Recreation Park and Rangpur Zoo, (বিনোদন উদ্যান ও রংপুর চিড়িয়াখানা) is located in Rangpur, Bangladesh, is the largest zoo in North Bengal and the second largest in Bangladesh in terms of size. With an area of 21.51 acre of lush green trees and grasses, the zoo is located east side of Hanuman-tola road beside Police Line Road, not far from Rangpur District Administration Office.

Rangpur Central Zoo is one of the recreation spots in Rangpur city.

==History==
It was established in 1989, and two years later on June 14, 1991, it was opened to exhibit 23 species of animals. On August 14, 1988, the construction work of Rangpur Zoo started on 21.51 acre of land in front of Police Lines School and College, at a cost of Tk 18 million.

==Attractions==
As of 2018, The zoo has 215 individual animals of 26 species, include Mammal, Aves and Reptilians. Many wild animals are available to attract the visitors. A few of them including 2 lions, 2 Bengal tiger, 1 hippopotamus, 2 crocodiles, 2 oysters, 3 peacocks, 1 bear, 1 keshowari, 1 horse, and 1 colobinae.
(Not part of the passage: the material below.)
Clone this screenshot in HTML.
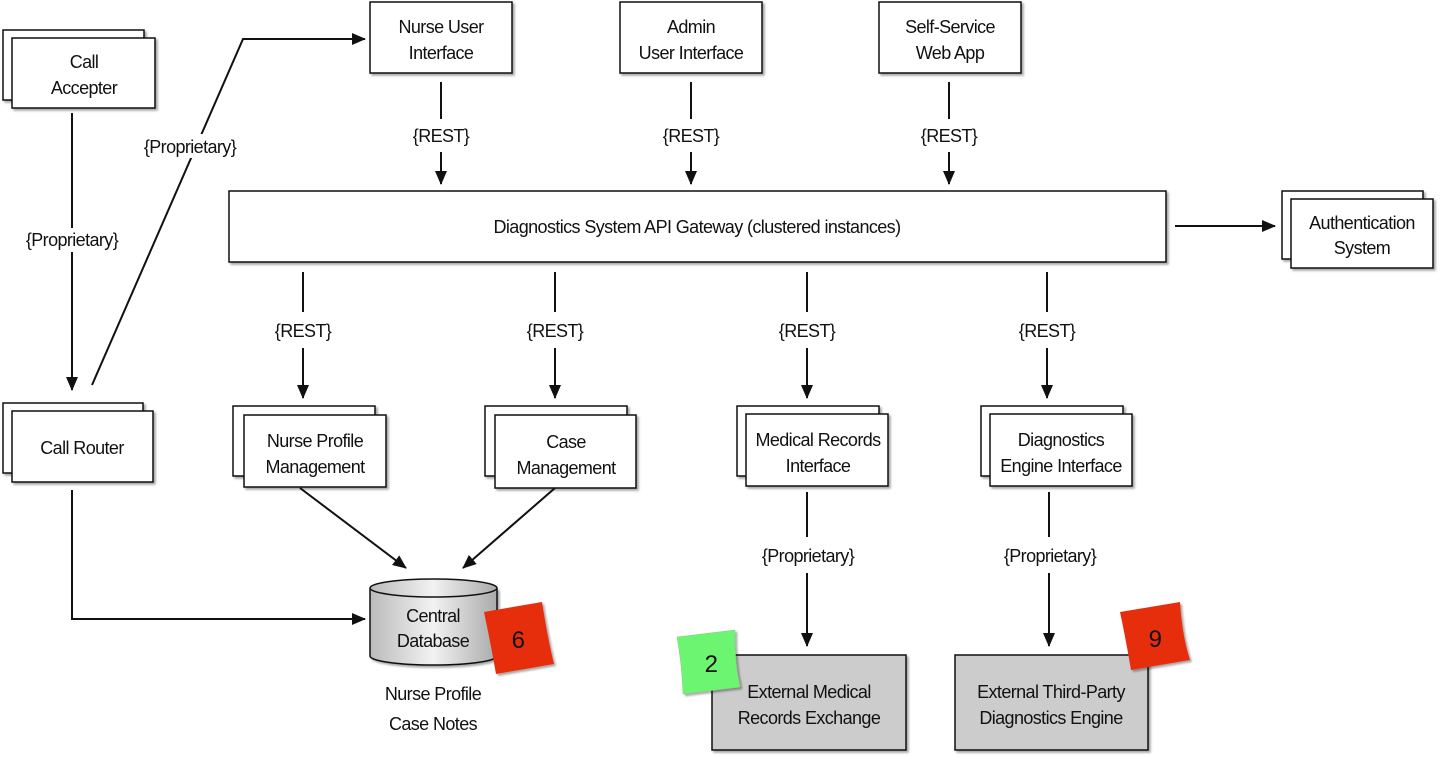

There are different kinds of birds, including cassowary, vulture, turkey, parrots, peacocks, herons and so on.

There is also a park, a lake, restaurant, and different kinds of local plants.

Bangladesh University of Engineering and Technology (BUET) had completed a digital survey and feasibility study of "Dhaka And Rangpur Zoo Modernization Project" to upgrade the facilities to international standard.